8.  Expanded social safety nets.  Our social welfare systems are tied down to formal employment.  Poor people who are eking out a living in the informal economy should also benefit from an appropriate social security system.

A thriving economy can afford to give a little more to the poor and vulnerable sections of the society.

Finally, inclusive growth “travels in a straight line.”  By that I do mean stimulating industries and productive economic activities to operate in rural communities where joblessness and hunger are prevalent and where shared growth matters the most.  Extreme poverty drives many farmers to pawn or sell their small farms to finance the high cost of recruitment for menial jobs abroad in order merely to survive.  Many more rural poor simply migrate with their families to cities and urbanized areas to find employment and livelihood opportunities, compounding the problems of urban poverty and “squatting”.

Community-based rural industrialization is possible by consolidating small, fragmented farms into agro-industrial estates and empowering farmers to collectively own small to medium scale production facilities where they can process their agricultural produce into high-value-added products and sell them at much improved prices to both domestic and foreign markets.  This development scheme is particularly feasible in areas where coconut farming is the main source of income.

Coconut is an excellent base for rural industrialization because of its abundant and “renewable” supply and its versatility as a source of material for literally a thousand and one food, commercial and industrial products <>.
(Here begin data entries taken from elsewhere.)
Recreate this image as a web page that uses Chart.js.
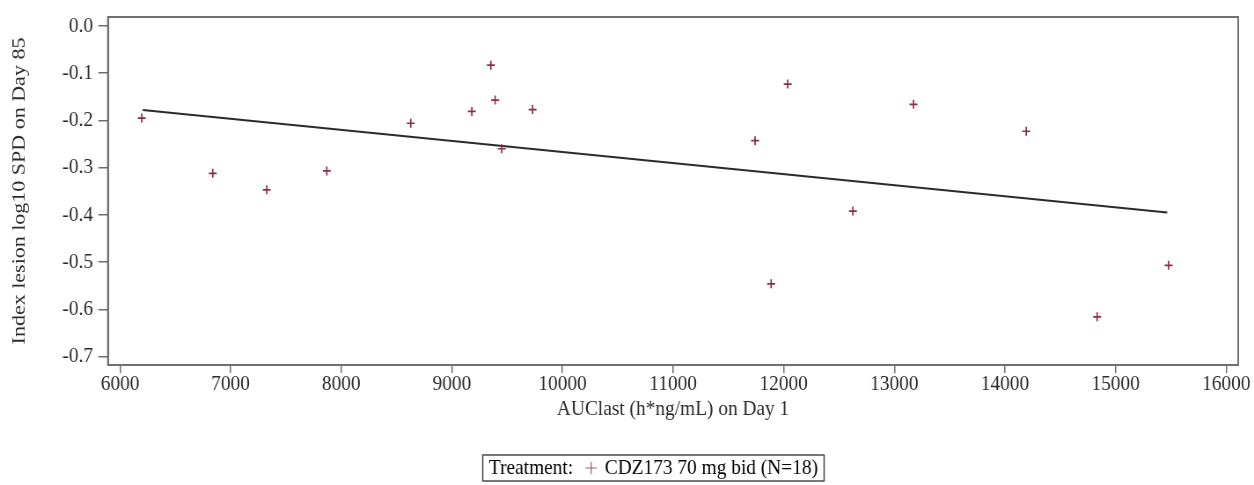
<!DOCTYPE html>
<html>
<head>
<meta charset="utf-8">
<script src="https://cdn.jsdelivr.net/npm/chart.js@4/dist/chart.umd.min.js"></script>
<style>
  html, body { margin: 0; padding: 0; background: #fff; overflow: hidden; }
  #wrap { width: 1254px; height: 485px; position: relative; }
  #c { display: block; }
</style>
</head>
<body>
<div id="wrap"><canvas id="c" width="1425" height="485" style="width:1254px;height:485px"></canvas></div>
<script>
// ---- data ----
const aucX = [6196, 6838, 7326, 7869, 8628, 9180, 9352, 9391, 9451, 9729,
              11741, 11886, 12036, 12625, 13173, 14192, 14833, 15479];
const lesionY = [-0.195, -0.312, -0.347, -0.307, -0.206, -0.181, -0.083, -0.157, -0.260, -0.177,
                 -0.243, -0.546, -0.123, -0.392, -0.166, -0.223, -0.616, -0.507];
const fitX = [6205, 15467];
const fitY = [-0.178, -0.395];
const xTickValues = [6000, 7000, 8000, 9000, 10000, 11000, 12000, 13000, 14000, 15000, 16000];
const yTickValues = [0.0, -0.1, -0.2, -0.3, -0.4, -0.5, -0.6, -0.7];
const legendTitle = 'Treatment:';
const seriesLabel = 'CDZ173 70 mg bid (N=18)';
const xTitle = 'AUClast (h*ng/mL) on Day 1';
const yTitle = 'Index lesion log10 SPD on Day 85';

const markerColor = '#8a2d4f';
const axisColor = '#6f6f6f';
const textColor = '#2b2b2b';
const legendBoxW = 9;
const legendFont = 22;

Chart.defaults.font.family = "'Liberation Serif', 'Times New Roman', serif";
Chart.defaults.color = textColor;

const framePlugin = {
  id: 'frame',
  afterLayout(chart) {
    const lg = chart.legend;
    if (lg) { lg.left += 29; lg.right += 29; }
  },
  afterDraw(chart) {
    const { ctx, chartArea: a } = chart;
    ctx.save();
    ctx.strokeStyle = axisColor;
    ctx.lineWidth = 2;
    ctx.strokeRect(a.left, a.top, a.right - a.left, a.bottom - a.top);
    const lg = chart.legend;
    if (lg && lg.legendHitBoxes && lg.legendHitBoxes.length) {
      const hb = lg.legendHitBoxes;
      let l = hb[0].left + legendBoxW + legendFont / 2 - 7;
      let r = -Infinity, t = Infinity, b = -Infinity;
      hb.forEach(h => { r = Math.max(r, h.left + h.width); t = Math.min(t, h.top); b = Math.max(b, h.top + h.height); });
      ctx.strokeStyle = '#4a4a4a';
      ctx.lineWidth = 1.5;
      ctx.strokeRect(l, t - 2, (r - l) + 7, (b - t) + 4);
    }
    ctx.restore();
  }
};

new Chart(document.getElementById('c'), {
  type: 'scatter',
  data: {
    datasets: [
      {
        label: seriesLabel,
        data: aucX.map((x, i) => ({ x: x, y: lesionY[i] })),
        pointStyle: 'cross',
        pointRadius: 4.5,
        pointBorderWidth: 1.7,
        borderColor: markerColor,
        backgroundColor: markerColor,
        showLine: false
      },
      {
        label: 'fit',
        type: 'line',
        data: fitX.map((x, i) => ({ x: x, y: fitY[i] })),
        borderColor: '#2a2a2a',
        borderWidth: 2,
        pointRadius: 0,
        fill: false
      }
    ]
  },
  options: {
    responsive: false,
    animation: false,
    devicePixelRatio: 1,
    layout: { padding: { left: 0, right: 18, top: 13, bottom: -4 } },
    plugins: {
      tooltip: { enabled: false },
      legend: {
        position: 'bottom',
        align: 'center',
        labels: {
          font: { size: legendFont, lineHeight: 1.0 },
          color: textColor,
          padding: 16,
          usePointStyle: true,
          boxWidth: legendBoxW,
          boxHeight: legendBoxW,
          generateLabels(chart) {
            return [
              { text: legendTitle, fillStyle: 'rgba(0,0,0,0)', strokeStyle: 'rgba(0,0,0,0)', lineWidth: 0, pointStyle: 'circle', datasetIndex: -1, hidden: false },
              { text: seriesLabel, fillStyle: '#a05a75', strokeStyle: '#a05a75', lineWidth: 1.2, pointStyle: 'cross', datasetIndex: 0, hidden: false }
            ];
          }
        }
      }
    },
    scales: {
      x: {
        type: 'linear',
        min: 5891,
        max: 16108,
        afterBuildTicks(axis) { axis.ticks = xTickValues.map(v => ({ value: v })); },
        afterFit(scale) { scale.height = 76; },
        ticks: { font: { size: 22, lineHeight: 1.0 }, color: textColor, padding: 0, maxRotation: 0, autoSkip: false, callback: v => String(v) },
        grid: { display: true, drawOnChartArea: false, drawTicks: true, tickLength: 8, color: axisColor, lineWidth: 1.5 },
        border: { display: true, color: axisColor, width: 2 },
        title: { display: true, text: xTitle, font: { size: 22 }, color: textColor, padding: { top: 4, bottom: 19 } }
      },
      y: {
        type: 'linear',
        min: -0.718,
        max: 0.019,
        afterBuildTicks(axis) { axis.ticks = yTickValues.map(v => ({ value: v })); },
        afterFit(scale) { scale.width = 122.7; },
        ticks: { font: { size: 22, lineHeight: 1.0 }, color: textColor, padding: 6, callback: v => Number(v).toFixed(1) },
        grid: { display: true, drawOnChartArea: false, drawTicks: true, tickLength: 11, color: axisColor, lineWidth: 1.5 },
        border: { display: true, color: axisColor, width: 2 },
        title: { display: true, text: yTitle, font: { size: 22 }, color: textColor, padding: { top: 9, bottom: 0 } }
      }
    }
  },
  plugins: [framePlugin]
});
</script>
</body>
</html>
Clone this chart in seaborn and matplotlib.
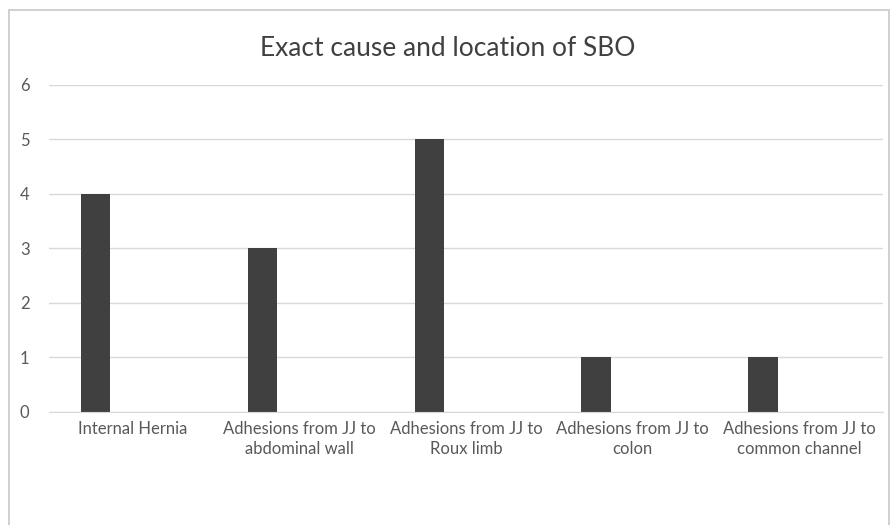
import pandas as pd
import matplotlib
matplotlib.use('Agg')
import matplotlib.pyplot as plt
import seaborn as sns
from matplotlib.patches import Rectangle

# Values
categories = ['Internal Hernia',
              'Adhesions from JJ to\nabdominal wall',
              'Adhesions from JJ to\nRoux limb',
              'Adhesions from JJ to\ncolon',
              'Adhesions from JJ to\ncommon channel']
counts = [4, 3, 5, 1, 1]
empty_series = [0, 0, 0, 0, 0]  # second (empty) series as in the original sheet
y_ticks = [0, 1, 2, 3, 4, 5, 6]

df = pd.DataFrame({
    'cause': categories * 2,
    'value': counts + empty_series,
    'series': ['Count'] * 5 + ['Empty'] * 5,
})

sns.set_style('white')
plt.rcParams['font.family'] = ['Lato', 'DejaVu Sans']
text_col = '#595959'

fig = plt.figure(figsize=(8.91, 5.25), dpi=100)
ax = fig.add_axes([0.055, 0.216, 0.936, 0.623])

sns.barplot(data=df, x='cause', y='value', hue='series', hue_order=['Count', 'Empty'],
            palette=['#404040', '#404040'], width=0.88, gap=0.6, linewidth=0,
            legend=False, ax=ax)

ax.set_ylim(0, 6)
ax.set_yticks(y_ticks)
ax.yaxis.grid(True, color='#d9d9d9', linewidth=1)
ax.set_axisbelow(True)
for s in ['top', 'right', 'left']:
    ax.spines[s].set_visible(False)
ax.spines['bottom'].set_color('#d9d9d9')
ax.tick_params(axis='both', length=0, colors=text_col, labelsize=12)
ax.tick_params(axis='y', pad=14)
ax.tick_params(axis='x', pad=7)
for lbl in ax.get_xticklabels():
    lbl.set_linespacing(1.3)
ax.set_xlabel('')
ax.set_ylabel('')

fig.text(0.502, 0.908, 'Exact cause and location of SBO', ha='center', va='center',
         fontsize=19, color='#404040')

# chart border
fig.patches.append(Rectangle((9 / 891, -0.01), 880 / 891, 1 - 10 / 525 + 0.01,
                             transform=fig.transFigure, fill=False,
                             edgecolor='#c8c8c8', linewidth=1.2))

plt.savefig('out.png', dpi=100)
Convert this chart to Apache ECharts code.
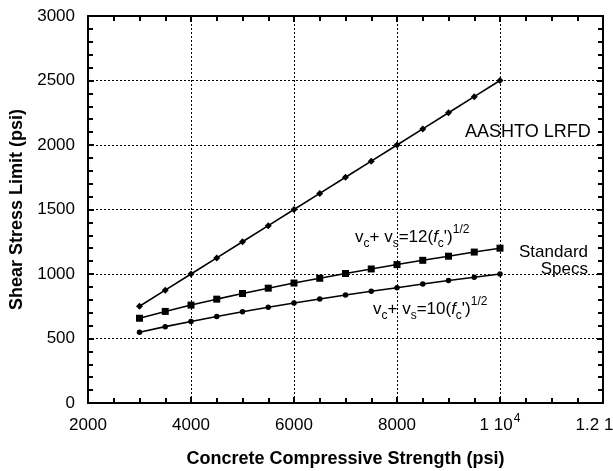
<!DOCTYPE html>
<html>
<head>
<meta charset="utf-8">
<script src="https://cdn.jsdelivr.net/npm/echarts@6/dist/echarts.min.js"></script>
<style>
html,body{margin:0;padding:0;background:#fff;}
#c{width:613px;height:471px;}
</style>
</head>
<body>
<div id="c"></div>
<script>
// Concrete compressive strength f'c (psi)
var strength = [3000, 3500, 4000, 4500, 5000, 5500, 6000, 6500, 7000, 7500, 8000, 8500, 9000, 9500, 10000];
// AASHTO LRFD limit
var aashto = [750, 875, 1000, 1125, 1250, 1375, 1500, 1625, 1750, 1875, 2000, 2125, 2250, 2375, 2500];
// Standard Specs: vc + vs = 12 sqrt(f'c)
var std12 = [657, 710, 759, 805, 849, 890, 930, 967, 1004, 1039, 1073, 1106, 1138, 1170, 1200];
// vc + vs = 10 sqrt(f'c)
var std10 = [548, 592, 632, 671, 707, 742, 775, 806, 837, 866, 894, 922, 949, 975, 1000];

// x tick labels: [mantissa text, exponent text]
var xTicks = {2000: ['2000', ''], 4000: ['4000', ''], 6000: ['6000', ''], 8000: ['8000', ''],
              10000: ['1 10', '4'], 12000: ['1.2 10', '4']};
var yTicks = [0, 500, 1000, 1500, 2000, 2500, 3000];

function pairs(xs, ys) { return xs.map(function (x, i) { return [x, ys[i]]; }); }

var FONT = '"Liberation Sans", Arial, Helvetica, sans-serif';
var chart = echarts.init(document.getElementById('c'), null, {renderer: 'canvas'});

var gridLine = {show: true, lineStyle: {color: '#000', width: 1, type: [2, 2]}};
var frameLine = {show: true, onZero: false, lineStyle: {color: '#000', width: 2}};
var tick = {show: true, inside: true, length: 6, lineStyle: {color: '#000', width: 2}};
var minorTick = {show: true, splitNumber: 4, length: 5, lineStyle: {color: '#000', width: 2}};

var option = {
  animation: false,
  backgroundColor: '#fff',
  grid: {left: 88, right: 10, top: 16, bottom: 68, containLabel: false, outerBoundsMode: 'none'},
  xAxis: [{
    type: 'value', min: 2000, max: 12000, interval: 2000,
    position: 'bottom',
    name: 'Concrete Compressive Strength (psi)', nameLocation: 'middle', nameGap: 47,
    nameTextStyle: {fontFamily: FONT, fontSize: 18, fontWeight: 'bold', color: '#000'},
    axisLine: frameLine, axisTick: tick,
    minorTick: minorTick,
    axisLabel: {margin: 10, fontFamily: FONT, fontSize: 17, color: '#000', hideOverlap: false,
      formatter: function (v) {
        var t = xTicks[v];
        if (!t) return '';
        return '{n|' + t[0] + '}' + (t[1] ? '{s|' + t[1] + '}' : '');
      },
      rich: {
        n: {fontFamily: FONT, fontSize: 17, lineHeight: 24, verticalAlign: 'middle', color: '#000'},
        s: {fontFamily: FONT, fontSize: 12, lineHeight: 14, verticalAlign: 'top', color: '#000', padding: [0, 0, 0, 1]}
      }},
    splitLine: gridLine
  }, {
    type: 'value', min: 2000, max: 12000, interval: 2000,
    position: 'top',
    axisLine: frameLine, axisTick: tick,
    minorTick: minorTick,
    axisLabel: {show: false}, splitLine: {show: false}
  }],
  yAxis: [{
    type: 'value', min: 0, max: 3000, interval: 500,
    position: 'left',
    name: 'Shear Stress Limit (psi)', nameLocation: 'middle', nameGap: 55, nameRotate: 90,
    nameTextStyle: {fontFamily: FONT, fontSize: 18, fontWeight: 'bold', color: '#000'},
    axisLine: frameLine, axisTick: tick,
    minorTick: {show: true, splitNumber: 5, length: 5, lineStyle: {color: '#000', width: 2}},
    axisLabel: {margin: 13, fontFamily: FONT, fontSize: 17, color: '#000',
      formatter: function (v) { return yTicks.indexOf(v) >= 0 ? String(v) : ''; }},
    splitLine: gridLine
  }, {
    type: 'value', min: 0, max: 3000, interval: 500,
    position: 'right',
    axisLine: frameLine, axisTick: tick,
    minorTick: {show: true, splitNumber: 5, length: 5, lineStyle: {color: '#000', width: 2}},
    axisLabel: {show: false}, splitLine: {show: false}
  }],
  series: [{
    name: 'AASHTO LRFD', type: 'line', data: pairs(strength, aashto),
    symbol: 'diamond', symbolSize: 7,
    lineStyle: {color: '#000', width: 1.6}, itemStyle: {color: '#000'}
  }, {
    name: 'Standard Specs 12', type: 'line', data: pairs(strength, std12),
    symbol: 'rect', symbolSize: 7,
    lineStyle: {color: '#000', width: 1.6}, itemStyle: {color: '#000'}
  }, {
    name: 'Standard Specs 10', type: 'line', data: pairs(strength, std10),
    symbol: 'circle', symbolSize: 5.5,
    lineStyle: {color: '#000', width: 1.6}, itemStyle: {color: '#000'}
  }],
  graphic: [{
    type: 'text', x: 465, y: 123,
    style: {text: 'AASHTO LRFD', fontFamily: FONT, fontSize: 18, fill: '#000', verticalAlign: 'top'}
  }, {
    type: 'text', x: 588, y: 244,
    style: {text: 'Standard\nSpecs', fontFamily: FONT, fontSize: 17, lineHeight: 17, fill: '#000',
      align: 'right', verticalAlign: 'top'}
  }, {
    type: 'text', x: 355, y: 224,
    style: {
      text: '{m|v}{b|c}{m|+ v}{b|s}{m|=12(}{i|f}{b|c}{m|\')}{t|1/2}',
      fontFamily: FONT, fill: '#000', verticalAlign: 'top',
      rich: {
        m: {fontFamily: FONT, fontSize: 17, lineHeight: 26, verticalAlign: 'middle', fill: '#000'},
        i: {fontFamily: FONT, fontSize: 17, fontStyle: 'italic', lineHeight: 26, verticalAlign: 'middle', fill: '#000'},
        b: {fontFamily: FONT, fontSize: 12, lineHeight: 12, verticalAlign: 'bottom', fill: '#000'},
        t: {fontFamily: FONT, fontSize: 12, lineHeight: 12, verticalAlign: 'top', fill: '#000'}
      }
    }
  }, {
    type: 'text', x: 373, y: 296,
    style: {
      text: '{m|v}{b|c}{m|+ v}{b|s}{m|=10(}{i|f}{b|c}{m|\')}{t|1/2}',
      fontFamily: FONT, fill: '#000', verticalAlign: 'top',
      rich: {
        m: {fontFamily: FONT, fontSize: 17, lineHeight: 26, verticalAlign: 'middle', fill: '#000'},
        i: {fontFamily: FONT, fontSize: 17, fontStyle: 'italic', lineHeight: 26, verticalAlign: 'middle', fill: '#000'},
        b: {fontFamily: FONT, fontSize: 12, lineHeight: 12, verticalAlign: 'bottom', fill: '#000'},
        t: {fontFamily: FONT, fontSize: 12, lineHeight: 12, verticalAlign: 'top', fill: '#000'}
      }
    }
  }]
};
chart.setOption(option);
</script>
</body>
</html>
Imagine what a network of small to medium scale “integrated” coco-processing plants throughout our 68 coconut-producing provinces can do for our national efforts at job creation and poverty reduction in the  country.  And we are talking here of not just producing raw materials for the volatile world market but cooperative value-added production of a diversified range of finished products made out of coconut materials supplied by the coop farmer-members themselves at much improved prices.